* [WHAT THE TASK ASKS]:
Pull every line holding the string "script" from the records below.

[Rows from a dataset of charts and code]
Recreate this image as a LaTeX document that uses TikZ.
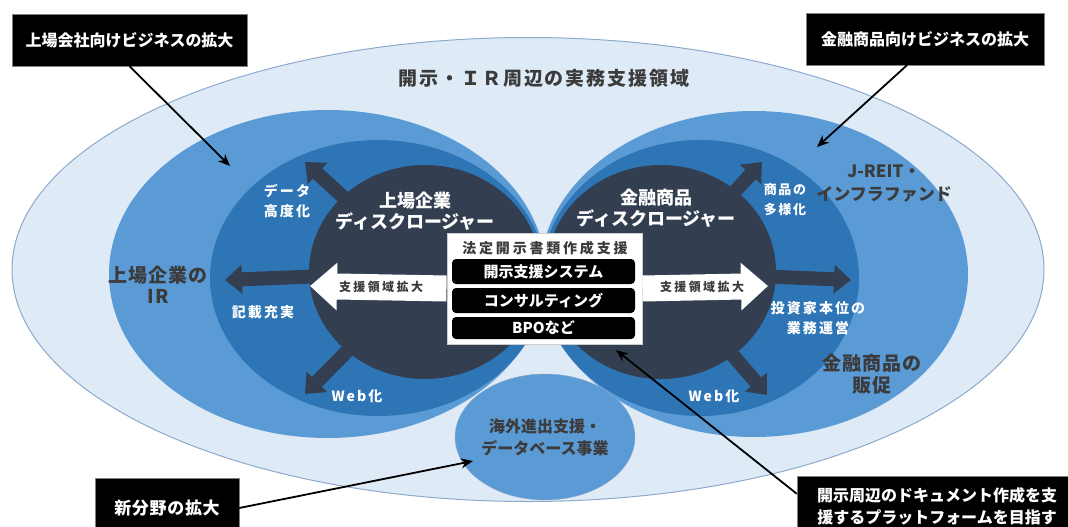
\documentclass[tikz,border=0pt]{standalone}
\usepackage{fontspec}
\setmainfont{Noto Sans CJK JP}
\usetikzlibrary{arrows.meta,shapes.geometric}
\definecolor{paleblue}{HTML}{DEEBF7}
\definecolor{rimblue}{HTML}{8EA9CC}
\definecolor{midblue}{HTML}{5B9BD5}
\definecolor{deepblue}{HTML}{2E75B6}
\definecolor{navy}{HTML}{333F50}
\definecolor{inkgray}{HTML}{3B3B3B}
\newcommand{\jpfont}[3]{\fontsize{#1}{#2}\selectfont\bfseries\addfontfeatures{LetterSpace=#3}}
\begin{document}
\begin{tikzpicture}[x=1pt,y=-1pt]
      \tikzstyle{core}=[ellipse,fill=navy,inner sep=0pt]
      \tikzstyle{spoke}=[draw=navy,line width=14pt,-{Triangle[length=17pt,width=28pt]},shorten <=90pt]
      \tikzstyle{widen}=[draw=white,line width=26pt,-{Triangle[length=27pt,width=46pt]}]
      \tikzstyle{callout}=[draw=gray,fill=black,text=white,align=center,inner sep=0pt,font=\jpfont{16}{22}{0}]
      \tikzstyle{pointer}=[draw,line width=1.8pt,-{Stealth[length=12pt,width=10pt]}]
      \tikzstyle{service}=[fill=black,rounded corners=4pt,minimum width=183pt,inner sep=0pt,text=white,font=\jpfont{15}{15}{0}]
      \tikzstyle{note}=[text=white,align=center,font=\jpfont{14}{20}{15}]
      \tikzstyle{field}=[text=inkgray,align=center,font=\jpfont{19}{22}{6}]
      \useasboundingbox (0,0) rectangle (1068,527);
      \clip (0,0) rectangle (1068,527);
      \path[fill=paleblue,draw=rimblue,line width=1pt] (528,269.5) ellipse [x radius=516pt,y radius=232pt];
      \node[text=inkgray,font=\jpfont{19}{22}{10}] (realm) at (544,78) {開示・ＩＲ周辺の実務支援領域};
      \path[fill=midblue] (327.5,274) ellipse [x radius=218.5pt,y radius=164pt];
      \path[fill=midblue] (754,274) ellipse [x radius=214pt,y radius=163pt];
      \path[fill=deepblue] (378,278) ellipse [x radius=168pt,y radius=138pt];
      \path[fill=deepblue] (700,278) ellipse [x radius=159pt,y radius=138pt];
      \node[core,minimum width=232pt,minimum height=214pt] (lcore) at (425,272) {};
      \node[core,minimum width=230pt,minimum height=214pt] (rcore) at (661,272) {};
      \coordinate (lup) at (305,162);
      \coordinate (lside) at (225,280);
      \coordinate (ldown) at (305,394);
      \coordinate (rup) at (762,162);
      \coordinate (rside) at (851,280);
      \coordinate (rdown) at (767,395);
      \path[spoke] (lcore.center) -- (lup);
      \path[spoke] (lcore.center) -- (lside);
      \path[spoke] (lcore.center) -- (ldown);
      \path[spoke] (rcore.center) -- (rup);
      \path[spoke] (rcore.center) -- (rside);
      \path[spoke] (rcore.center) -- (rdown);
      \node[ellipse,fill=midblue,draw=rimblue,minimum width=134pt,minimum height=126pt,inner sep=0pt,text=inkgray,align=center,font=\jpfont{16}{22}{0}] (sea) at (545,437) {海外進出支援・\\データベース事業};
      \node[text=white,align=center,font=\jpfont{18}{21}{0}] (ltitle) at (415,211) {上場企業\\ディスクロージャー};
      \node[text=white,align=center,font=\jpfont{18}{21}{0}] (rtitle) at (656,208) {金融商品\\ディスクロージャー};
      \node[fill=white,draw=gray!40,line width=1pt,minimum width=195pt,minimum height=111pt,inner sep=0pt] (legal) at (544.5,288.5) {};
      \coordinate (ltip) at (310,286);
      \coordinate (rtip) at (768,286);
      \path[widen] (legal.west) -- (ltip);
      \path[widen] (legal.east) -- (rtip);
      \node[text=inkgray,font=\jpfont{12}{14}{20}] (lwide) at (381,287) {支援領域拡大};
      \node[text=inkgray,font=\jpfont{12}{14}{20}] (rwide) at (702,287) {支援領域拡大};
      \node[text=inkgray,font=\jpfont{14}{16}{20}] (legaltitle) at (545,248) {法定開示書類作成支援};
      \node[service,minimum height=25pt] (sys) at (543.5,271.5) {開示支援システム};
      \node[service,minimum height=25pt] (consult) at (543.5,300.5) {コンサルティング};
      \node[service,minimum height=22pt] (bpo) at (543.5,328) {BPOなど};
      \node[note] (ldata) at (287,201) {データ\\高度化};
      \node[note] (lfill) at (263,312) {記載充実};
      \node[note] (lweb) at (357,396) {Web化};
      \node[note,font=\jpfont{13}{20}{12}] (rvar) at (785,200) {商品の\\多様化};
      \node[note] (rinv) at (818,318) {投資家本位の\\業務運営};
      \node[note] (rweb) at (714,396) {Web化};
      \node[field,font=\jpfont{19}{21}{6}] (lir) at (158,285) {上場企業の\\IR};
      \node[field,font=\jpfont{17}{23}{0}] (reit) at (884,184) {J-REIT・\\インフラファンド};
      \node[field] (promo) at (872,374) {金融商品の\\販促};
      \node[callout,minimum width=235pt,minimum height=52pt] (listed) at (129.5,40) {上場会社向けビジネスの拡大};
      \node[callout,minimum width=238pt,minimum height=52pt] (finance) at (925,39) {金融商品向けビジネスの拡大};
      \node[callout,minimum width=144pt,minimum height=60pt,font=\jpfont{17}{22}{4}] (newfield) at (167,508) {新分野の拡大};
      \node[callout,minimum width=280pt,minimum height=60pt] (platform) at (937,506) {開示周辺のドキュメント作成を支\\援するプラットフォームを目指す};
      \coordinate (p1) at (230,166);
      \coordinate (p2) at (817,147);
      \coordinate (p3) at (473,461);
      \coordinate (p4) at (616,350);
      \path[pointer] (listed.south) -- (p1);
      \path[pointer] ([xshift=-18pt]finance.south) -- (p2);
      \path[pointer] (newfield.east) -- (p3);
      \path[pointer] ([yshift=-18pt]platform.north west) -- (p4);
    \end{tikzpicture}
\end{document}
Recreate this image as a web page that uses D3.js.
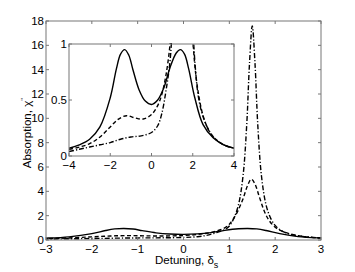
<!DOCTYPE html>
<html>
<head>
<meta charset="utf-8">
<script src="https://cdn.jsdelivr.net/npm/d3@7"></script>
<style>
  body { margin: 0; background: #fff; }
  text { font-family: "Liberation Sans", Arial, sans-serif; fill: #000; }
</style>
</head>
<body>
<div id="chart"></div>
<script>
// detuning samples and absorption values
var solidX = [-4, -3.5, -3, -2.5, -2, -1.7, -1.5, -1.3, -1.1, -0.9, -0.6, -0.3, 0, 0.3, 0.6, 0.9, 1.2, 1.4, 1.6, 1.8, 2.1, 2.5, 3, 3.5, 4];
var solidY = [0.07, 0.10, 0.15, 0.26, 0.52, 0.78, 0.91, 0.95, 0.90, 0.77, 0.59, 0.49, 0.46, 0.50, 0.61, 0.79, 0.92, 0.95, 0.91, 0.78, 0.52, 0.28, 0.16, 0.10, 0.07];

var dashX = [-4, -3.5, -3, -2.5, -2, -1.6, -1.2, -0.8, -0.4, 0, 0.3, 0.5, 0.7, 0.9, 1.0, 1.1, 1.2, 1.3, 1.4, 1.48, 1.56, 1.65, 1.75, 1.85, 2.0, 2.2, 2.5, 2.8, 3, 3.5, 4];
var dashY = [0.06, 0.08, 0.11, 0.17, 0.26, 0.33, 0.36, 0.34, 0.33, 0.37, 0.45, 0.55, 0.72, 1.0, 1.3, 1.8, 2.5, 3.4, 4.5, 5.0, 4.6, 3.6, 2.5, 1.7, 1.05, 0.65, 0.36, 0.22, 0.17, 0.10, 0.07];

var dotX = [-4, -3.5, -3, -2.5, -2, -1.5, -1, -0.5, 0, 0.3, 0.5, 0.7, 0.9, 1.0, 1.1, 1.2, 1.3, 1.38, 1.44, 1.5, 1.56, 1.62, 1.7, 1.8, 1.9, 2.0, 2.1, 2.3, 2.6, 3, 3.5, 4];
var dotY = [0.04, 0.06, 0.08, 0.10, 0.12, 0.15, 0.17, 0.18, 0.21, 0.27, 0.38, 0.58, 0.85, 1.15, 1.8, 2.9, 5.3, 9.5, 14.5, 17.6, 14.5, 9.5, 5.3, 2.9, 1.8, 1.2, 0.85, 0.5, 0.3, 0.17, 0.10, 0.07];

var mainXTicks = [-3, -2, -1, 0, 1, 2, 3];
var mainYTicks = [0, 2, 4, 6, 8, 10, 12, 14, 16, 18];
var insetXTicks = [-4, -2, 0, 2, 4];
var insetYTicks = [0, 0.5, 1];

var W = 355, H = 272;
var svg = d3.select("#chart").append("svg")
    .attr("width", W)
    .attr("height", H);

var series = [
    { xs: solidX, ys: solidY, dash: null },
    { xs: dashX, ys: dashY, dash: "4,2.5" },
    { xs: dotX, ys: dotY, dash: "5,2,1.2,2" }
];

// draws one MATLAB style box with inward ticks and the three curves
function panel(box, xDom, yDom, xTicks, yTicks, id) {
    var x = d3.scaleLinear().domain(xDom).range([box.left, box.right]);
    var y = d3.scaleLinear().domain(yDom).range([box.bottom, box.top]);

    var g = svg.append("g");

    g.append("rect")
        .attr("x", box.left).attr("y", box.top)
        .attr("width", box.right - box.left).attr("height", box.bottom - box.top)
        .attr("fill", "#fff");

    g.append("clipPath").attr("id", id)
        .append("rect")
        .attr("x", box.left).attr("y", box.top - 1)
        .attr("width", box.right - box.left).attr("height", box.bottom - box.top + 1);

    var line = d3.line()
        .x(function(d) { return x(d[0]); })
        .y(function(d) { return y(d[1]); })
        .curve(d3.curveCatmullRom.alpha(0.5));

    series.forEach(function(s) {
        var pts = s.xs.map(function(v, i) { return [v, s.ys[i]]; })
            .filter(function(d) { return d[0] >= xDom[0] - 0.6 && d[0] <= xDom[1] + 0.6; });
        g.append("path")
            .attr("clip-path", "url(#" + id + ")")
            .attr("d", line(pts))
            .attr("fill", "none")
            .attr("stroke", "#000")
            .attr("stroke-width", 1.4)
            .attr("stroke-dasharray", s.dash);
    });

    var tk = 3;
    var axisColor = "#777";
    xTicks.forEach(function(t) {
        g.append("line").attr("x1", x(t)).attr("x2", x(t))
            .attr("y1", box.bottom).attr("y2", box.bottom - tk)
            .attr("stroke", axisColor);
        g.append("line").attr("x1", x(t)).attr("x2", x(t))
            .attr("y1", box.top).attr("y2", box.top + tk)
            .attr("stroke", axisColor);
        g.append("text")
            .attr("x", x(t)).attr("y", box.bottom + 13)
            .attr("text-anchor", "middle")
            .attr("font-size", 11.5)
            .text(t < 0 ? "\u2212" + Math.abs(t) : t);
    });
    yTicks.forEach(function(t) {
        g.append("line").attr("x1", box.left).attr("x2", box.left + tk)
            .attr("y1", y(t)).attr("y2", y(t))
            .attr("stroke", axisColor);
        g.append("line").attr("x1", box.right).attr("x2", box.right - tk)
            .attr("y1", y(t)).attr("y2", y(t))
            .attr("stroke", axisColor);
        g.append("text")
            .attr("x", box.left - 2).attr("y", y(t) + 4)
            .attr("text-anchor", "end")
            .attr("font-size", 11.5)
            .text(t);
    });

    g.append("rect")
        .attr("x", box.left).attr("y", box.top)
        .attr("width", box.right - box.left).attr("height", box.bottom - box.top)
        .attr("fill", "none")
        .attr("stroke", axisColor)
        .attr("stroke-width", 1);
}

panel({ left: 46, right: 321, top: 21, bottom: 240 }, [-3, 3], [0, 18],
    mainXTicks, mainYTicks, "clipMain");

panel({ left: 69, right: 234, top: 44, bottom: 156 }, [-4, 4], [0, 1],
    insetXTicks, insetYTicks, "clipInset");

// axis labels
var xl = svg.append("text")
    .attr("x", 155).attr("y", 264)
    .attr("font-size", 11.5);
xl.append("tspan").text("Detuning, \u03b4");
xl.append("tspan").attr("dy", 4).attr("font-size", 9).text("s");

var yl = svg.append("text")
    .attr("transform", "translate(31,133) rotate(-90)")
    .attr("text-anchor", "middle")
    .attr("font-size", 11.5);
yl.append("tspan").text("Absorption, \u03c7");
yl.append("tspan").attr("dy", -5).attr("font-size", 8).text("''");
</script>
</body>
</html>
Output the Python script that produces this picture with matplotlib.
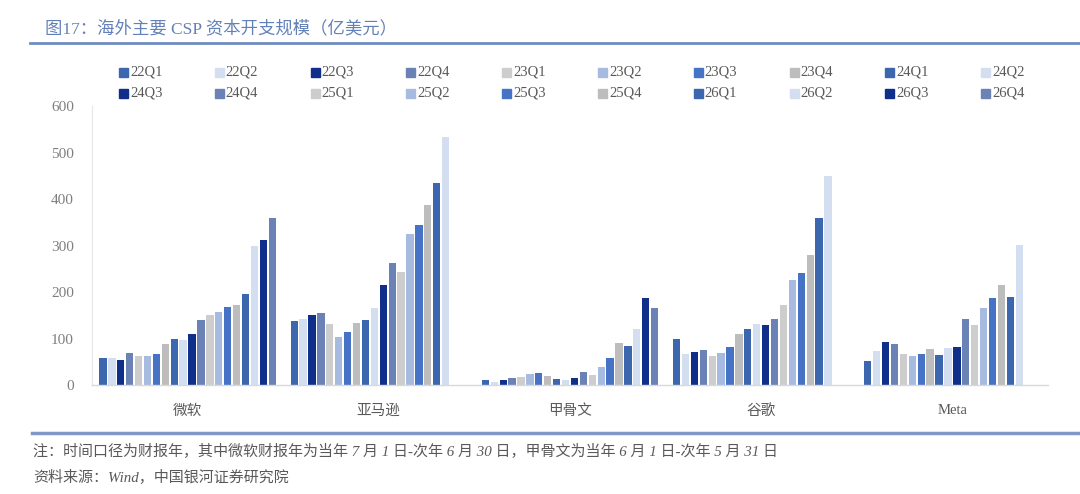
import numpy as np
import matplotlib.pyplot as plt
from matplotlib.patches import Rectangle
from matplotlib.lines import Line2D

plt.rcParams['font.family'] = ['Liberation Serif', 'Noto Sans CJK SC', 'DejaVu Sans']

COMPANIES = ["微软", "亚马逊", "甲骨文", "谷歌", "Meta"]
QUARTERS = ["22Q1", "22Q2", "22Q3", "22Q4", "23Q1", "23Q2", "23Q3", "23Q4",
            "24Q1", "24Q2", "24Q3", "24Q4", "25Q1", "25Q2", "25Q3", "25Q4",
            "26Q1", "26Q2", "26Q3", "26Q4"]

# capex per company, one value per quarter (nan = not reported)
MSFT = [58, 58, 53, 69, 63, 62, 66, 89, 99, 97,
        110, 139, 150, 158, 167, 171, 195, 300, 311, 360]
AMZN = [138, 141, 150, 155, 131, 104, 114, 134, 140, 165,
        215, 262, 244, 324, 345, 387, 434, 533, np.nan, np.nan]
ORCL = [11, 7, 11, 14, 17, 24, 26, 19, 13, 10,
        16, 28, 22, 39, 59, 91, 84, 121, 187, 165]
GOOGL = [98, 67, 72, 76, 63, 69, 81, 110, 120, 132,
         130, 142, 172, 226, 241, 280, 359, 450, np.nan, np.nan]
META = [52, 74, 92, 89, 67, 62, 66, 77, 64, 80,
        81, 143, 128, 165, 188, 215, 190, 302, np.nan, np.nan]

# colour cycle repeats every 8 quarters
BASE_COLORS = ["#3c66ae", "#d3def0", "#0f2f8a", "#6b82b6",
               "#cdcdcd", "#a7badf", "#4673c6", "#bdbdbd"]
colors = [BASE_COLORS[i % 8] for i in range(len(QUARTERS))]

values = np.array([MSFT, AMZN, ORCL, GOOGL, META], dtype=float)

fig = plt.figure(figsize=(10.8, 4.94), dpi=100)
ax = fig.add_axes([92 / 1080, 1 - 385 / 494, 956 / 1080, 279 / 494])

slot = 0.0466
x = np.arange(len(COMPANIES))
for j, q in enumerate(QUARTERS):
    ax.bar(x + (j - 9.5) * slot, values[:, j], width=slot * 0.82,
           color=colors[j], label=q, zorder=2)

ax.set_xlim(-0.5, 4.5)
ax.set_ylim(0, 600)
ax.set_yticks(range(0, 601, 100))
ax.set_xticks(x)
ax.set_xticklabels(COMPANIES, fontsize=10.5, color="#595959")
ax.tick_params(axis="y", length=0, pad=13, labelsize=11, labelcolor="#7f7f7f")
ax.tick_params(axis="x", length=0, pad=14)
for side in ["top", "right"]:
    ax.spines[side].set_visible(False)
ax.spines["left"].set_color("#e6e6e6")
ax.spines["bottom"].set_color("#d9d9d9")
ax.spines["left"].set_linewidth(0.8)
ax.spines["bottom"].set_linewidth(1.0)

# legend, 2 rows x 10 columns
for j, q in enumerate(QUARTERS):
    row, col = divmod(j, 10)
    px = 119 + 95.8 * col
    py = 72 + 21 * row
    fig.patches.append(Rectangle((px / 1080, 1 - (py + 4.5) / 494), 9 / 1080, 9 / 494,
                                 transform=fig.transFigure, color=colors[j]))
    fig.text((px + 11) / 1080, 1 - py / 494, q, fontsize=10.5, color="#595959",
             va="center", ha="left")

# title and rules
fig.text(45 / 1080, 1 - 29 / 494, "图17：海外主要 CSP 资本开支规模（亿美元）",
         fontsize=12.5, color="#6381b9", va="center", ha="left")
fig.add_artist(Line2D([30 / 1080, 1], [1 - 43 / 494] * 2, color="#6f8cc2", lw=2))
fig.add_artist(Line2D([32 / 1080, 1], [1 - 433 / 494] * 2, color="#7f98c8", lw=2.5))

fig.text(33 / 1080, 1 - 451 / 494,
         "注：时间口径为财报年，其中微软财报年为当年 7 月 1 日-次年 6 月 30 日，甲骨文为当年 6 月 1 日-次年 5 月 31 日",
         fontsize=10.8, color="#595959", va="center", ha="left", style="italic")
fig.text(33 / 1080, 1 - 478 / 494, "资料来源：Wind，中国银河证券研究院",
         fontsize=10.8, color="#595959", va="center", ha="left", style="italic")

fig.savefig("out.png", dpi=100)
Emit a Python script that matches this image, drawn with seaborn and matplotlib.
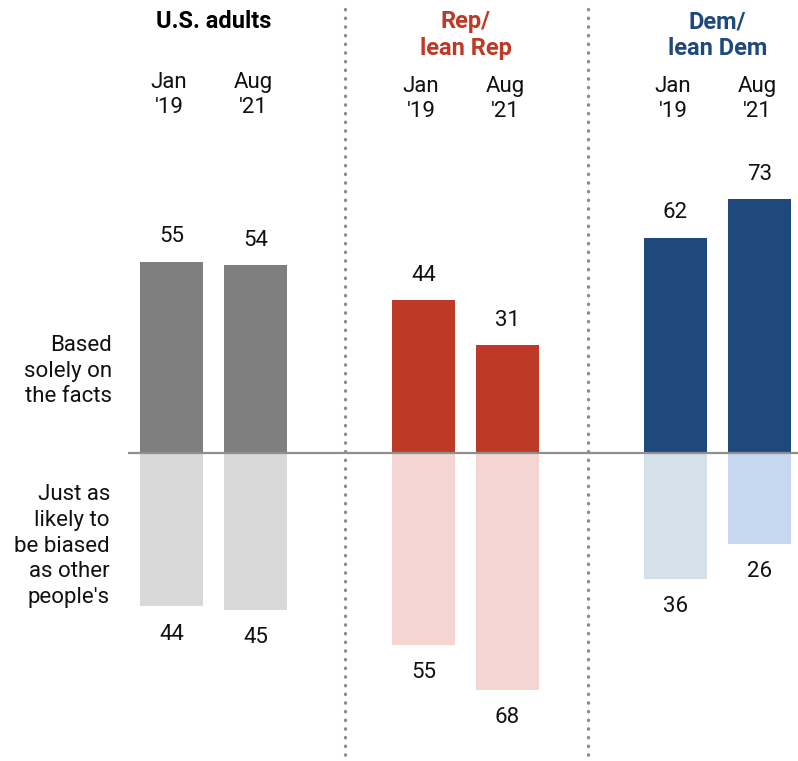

* [EXERCISE ANSWER]:
<script src="https://cdn.jsdelivr.net/npm/d3@7"></script>
<script>
</script>
Output the Python script that produces this picture with matplotlib.
Emit a Python script that matches this image, drawn with seaborn and matplotlib.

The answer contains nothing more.